----- Listed entries -----
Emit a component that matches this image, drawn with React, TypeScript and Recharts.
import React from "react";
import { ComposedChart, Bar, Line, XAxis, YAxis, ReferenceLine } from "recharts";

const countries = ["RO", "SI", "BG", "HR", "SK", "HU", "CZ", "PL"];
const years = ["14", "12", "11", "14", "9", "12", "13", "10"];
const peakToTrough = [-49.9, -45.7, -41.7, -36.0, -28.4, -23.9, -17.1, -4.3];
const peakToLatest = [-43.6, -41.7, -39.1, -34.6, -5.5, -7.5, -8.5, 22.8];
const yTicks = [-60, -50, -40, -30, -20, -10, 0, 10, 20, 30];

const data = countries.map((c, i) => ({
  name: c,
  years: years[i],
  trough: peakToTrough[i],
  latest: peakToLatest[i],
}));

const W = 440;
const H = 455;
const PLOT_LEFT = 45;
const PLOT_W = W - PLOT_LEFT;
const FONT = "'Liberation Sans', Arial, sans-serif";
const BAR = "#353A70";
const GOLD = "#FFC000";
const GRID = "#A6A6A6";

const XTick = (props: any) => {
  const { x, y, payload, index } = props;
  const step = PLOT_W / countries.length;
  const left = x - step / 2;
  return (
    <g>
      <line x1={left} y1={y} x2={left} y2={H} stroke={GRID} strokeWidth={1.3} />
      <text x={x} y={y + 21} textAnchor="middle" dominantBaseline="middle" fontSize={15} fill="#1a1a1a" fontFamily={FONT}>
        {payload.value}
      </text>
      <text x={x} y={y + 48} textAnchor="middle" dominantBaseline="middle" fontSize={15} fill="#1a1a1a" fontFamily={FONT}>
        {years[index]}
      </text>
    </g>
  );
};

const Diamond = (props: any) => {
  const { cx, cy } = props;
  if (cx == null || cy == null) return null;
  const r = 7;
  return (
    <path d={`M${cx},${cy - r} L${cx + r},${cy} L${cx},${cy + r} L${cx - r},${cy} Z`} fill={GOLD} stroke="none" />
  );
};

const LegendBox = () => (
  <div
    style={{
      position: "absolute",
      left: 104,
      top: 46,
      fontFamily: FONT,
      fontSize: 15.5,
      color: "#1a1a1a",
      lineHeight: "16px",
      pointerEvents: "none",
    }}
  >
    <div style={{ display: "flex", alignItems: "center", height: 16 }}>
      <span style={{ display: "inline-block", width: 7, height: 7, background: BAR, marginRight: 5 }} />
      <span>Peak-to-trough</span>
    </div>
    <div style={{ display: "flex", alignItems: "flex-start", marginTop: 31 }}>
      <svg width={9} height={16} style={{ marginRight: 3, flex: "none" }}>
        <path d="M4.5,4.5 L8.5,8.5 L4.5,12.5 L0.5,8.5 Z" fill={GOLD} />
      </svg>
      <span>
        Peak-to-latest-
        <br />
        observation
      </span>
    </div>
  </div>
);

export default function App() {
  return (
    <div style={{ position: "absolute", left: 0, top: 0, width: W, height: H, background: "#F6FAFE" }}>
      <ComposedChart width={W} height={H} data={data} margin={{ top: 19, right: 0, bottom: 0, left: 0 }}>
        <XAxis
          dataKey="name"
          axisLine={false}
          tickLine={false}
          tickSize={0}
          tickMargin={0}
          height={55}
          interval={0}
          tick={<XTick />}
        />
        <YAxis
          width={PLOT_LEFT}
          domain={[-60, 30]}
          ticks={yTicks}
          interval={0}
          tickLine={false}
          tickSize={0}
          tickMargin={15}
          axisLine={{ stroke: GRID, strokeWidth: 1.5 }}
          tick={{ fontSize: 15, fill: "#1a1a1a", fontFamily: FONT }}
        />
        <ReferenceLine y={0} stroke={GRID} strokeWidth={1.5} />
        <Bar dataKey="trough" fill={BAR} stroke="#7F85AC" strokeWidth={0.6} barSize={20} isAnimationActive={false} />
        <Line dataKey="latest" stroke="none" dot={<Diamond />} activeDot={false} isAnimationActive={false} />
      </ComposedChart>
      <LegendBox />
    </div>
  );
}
-----
----- Listed entries -----
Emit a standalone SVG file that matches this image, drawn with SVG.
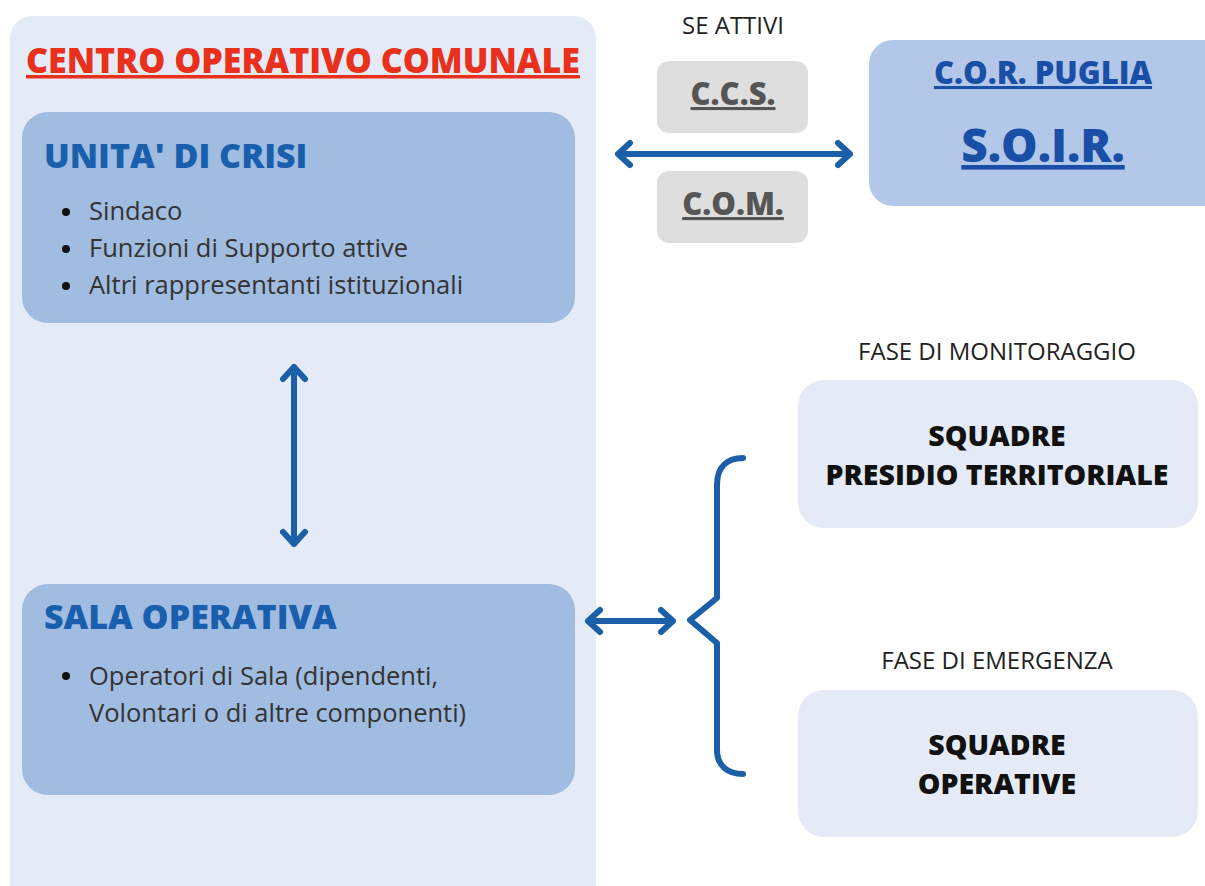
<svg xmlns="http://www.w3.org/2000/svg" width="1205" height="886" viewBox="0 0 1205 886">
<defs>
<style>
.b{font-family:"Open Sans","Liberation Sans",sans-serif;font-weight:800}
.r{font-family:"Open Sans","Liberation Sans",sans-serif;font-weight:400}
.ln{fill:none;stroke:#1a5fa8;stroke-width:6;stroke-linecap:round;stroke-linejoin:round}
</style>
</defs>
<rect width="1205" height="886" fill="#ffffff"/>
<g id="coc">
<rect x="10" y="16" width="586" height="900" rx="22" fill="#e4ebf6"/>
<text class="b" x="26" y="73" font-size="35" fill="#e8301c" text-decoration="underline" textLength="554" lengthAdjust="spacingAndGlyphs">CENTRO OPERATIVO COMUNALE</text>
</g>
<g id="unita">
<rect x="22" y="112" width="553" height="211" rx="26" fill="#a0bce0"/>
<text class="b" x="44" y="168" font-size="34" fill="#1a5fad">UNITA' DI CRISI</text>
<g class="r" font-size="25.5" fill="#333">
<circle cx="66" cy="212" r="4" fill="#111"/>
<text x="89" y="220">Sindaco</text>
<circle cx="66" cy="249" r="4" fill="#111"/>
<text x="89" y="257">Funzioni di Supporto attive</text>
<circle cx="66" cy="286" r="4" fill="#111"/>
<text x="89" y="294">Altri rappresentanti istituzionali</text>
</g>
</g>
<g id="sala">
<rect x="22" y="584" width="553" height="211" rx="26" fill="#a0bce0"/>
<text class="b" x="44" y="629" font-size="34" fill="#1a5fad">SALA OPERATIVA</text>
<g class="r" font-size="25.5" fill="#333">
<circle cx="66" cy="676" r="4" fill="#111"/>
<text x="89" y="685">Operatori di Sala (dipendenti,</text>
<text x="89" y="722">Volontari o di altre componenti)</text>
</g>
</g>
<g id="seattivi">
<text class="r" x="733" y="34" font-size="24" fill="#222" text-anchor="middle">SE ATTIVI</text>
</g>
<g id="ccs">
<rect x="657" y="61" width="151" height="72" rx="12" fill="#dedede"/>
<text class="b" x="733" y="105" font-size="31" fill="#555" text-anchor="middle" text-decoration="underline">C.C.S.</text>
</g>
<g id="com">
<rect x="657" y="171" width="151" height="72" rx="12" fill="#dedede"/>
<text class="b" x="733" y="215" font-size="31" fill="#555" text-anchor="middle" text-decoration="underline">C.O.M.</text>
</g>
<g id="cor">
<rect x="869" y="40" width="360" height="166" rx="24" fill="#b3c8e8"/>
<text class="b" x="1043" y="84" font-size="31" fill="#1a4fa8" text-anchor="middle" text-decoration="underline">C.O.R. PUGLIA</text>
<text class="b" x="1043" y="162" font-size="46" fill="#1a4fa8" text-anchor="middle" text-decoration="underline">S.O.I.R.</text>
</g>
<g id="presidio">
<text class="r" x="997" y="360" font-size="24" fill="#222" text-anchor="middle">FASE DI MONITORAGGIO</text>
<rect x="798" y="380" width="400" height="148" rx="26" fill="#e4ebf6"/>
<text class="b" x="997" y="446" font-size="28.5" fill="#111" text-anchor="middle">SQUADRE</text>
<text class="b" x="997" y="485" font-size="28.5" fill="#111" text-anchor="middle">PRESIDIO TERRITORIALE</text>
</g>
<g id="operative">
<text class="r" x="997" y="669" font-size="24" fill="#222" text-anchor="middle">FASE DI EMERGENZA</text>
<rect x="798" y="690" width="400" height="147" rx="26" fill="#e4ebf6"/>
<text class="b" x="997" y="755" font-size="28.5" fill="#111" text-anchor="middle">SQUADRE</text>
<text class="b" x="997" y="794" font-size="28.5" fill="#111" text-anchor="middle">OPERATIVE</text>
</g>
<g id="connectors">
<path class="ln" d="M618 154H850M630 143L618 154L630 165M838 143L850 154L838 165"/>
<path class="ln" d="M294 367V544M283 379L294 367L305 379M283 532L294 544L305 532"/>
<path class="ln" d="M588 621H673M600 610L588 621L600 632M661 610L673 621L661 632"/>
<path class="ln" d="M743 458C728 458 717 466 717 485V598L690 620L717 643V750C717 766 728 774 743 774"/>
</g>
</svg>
-----
----- Listed entries -----
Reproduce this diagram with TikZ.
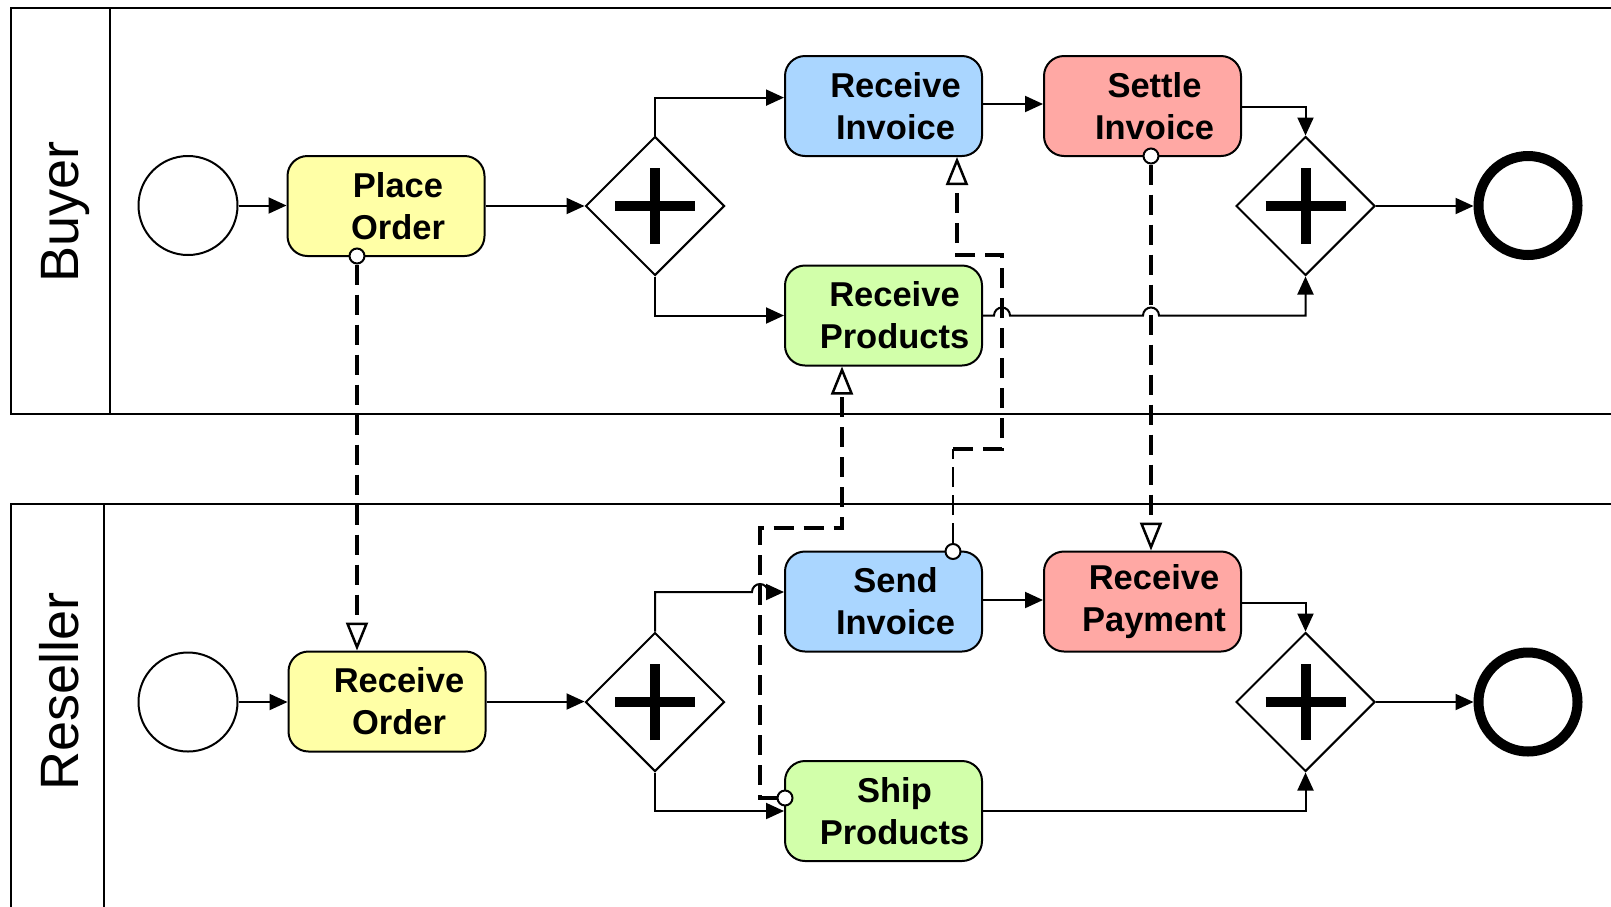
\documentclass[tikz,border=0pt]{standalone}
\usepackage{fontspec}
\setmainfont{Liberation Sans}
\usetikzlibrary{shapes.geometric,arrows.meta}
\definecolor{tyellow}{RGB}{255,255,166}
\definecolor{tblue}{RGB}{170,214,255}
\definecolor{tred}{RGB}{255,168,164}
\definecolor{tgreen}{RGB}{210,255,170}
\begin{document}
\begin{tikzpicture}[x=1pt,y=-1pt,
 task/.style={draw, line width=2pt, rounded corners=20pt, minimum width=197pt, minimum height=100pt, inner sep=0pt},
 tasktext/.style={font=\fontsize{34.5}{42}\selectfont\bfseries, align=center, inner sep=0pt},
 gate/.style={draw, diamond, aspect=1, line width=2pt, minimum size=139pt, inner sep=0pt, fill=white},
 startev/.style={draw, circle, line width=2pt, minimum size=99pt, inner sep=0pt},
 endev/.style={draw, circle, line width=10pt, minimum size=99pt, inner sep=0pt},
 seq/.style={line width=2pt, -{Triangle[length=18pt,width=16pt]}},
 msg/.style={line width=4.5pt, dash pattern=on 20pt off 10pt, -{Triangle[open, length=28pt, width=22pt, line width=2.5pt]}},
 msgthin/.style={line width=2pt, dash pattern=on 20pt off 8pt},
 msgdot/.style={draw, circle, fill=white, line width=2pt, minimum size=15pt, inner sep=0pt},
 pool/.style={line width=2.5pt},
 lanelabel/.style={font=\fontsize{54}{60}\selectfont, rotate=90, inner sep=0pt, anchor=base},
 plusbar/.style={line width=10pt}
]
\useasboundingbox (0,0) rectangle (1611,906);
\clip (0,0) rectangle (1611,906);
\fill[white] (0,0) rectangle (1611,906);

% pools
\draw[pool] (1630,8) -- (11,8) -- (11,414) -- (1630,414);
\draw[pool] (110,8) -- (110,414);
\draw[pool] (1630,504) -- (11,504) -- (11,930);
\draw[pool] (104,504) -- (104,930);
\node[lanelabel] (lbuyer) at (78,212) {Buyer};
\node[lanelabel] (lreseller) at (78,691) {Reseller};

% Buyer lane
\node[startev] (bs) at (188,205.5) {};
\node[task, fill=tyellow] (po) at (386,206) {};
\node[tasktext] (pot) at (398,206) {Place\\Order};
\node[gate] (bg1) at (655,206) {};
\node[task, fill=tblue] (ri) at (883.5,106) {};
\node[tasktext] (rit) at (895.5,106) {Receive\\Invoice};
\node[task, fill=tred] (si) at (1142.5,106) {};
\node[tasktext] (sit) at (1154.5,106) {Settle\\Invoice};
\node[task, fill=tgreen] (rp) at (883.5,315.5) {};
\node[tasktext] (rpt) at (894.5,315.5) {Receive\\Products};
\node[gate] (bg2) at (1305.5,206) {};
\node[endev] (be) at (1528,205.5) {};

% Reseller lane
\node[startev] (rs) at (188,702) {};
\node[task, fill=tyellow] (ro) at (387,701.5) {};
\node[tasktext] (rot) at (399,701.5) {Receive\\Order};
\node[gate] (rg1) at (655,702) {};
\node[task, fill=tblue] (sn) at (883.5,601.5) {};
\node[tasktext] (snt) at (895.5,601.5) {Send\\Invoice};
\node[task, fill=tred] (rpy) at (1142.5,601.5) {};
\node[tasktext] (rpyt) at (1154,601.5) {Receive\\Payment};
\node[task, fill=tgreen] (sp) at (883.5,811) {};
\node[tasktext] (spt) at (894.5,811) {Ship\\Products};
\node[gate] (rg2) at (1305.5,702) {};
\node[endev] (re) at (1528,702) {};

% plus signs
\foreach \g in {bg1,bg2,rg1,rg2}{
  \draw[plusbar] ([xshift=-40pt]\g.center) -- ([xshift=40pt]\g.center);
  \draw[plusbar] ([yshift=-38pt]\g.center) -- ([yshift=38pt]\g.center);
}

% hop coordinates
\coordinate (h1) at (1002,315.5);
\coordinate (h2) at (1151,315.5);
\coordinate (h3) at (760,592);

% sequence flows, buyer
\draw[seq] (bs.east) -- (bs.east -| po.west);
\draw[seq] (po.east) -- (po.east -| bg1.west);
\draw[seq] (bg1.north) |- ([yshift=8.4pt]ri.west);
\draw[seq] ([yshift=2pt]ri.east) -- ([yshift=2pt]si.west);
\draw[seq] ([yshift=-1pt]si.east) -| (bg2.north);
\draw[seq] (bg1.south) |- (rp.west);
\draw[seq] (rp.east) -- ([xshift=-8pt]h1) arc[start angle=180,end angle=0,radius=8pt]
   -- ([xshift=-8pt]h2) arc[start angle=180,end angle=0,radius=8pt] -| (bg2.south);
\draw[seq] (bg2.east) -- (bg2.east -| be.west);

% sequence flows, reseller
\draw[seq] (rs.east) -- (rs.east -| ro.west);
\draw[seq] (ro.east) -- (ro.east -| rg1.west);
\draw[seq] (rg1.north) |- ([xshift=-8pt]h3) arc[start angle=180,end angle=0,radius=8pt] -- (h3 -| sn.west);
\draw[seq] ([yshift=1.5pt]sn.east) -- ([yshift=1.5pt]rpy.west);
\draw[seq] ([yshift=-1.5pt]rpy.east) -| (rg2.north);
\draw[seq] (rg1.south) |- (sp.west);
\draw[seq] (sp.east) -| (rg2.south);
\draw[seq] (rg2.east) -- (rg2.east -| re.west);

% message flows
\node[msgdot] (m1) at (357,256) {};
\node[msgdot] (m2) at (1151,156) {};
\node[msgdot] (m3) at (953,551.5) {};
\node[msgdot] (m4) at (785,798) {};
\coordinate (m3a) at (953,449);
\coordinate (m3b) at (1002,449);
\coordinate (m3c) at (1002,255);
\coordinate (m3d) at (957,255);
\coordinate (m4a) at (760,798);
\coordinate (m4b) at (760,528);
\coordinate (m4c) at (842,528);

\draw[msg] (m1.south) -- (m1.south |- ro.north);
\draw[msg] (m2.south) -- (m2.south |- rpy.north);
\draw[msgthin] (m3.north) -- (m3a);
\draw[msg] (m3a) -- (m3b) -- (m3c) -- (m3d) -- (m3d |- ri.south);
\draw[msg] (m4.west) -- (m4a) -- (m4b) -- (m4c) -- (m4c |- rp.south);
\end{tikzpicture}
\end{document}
-----
Everything from the line with "Emit a component" through the line with "XAxis, YAxis, ReferenceLine" is to be output exactly; leave out all other lines.

Emit a component that matches this image, drawn with React, TypeScript and Recharts.
import React from "react";
import { ComposedChart, Bar, Line, XAxis, YAxis, ReferenceLine } from "recharts";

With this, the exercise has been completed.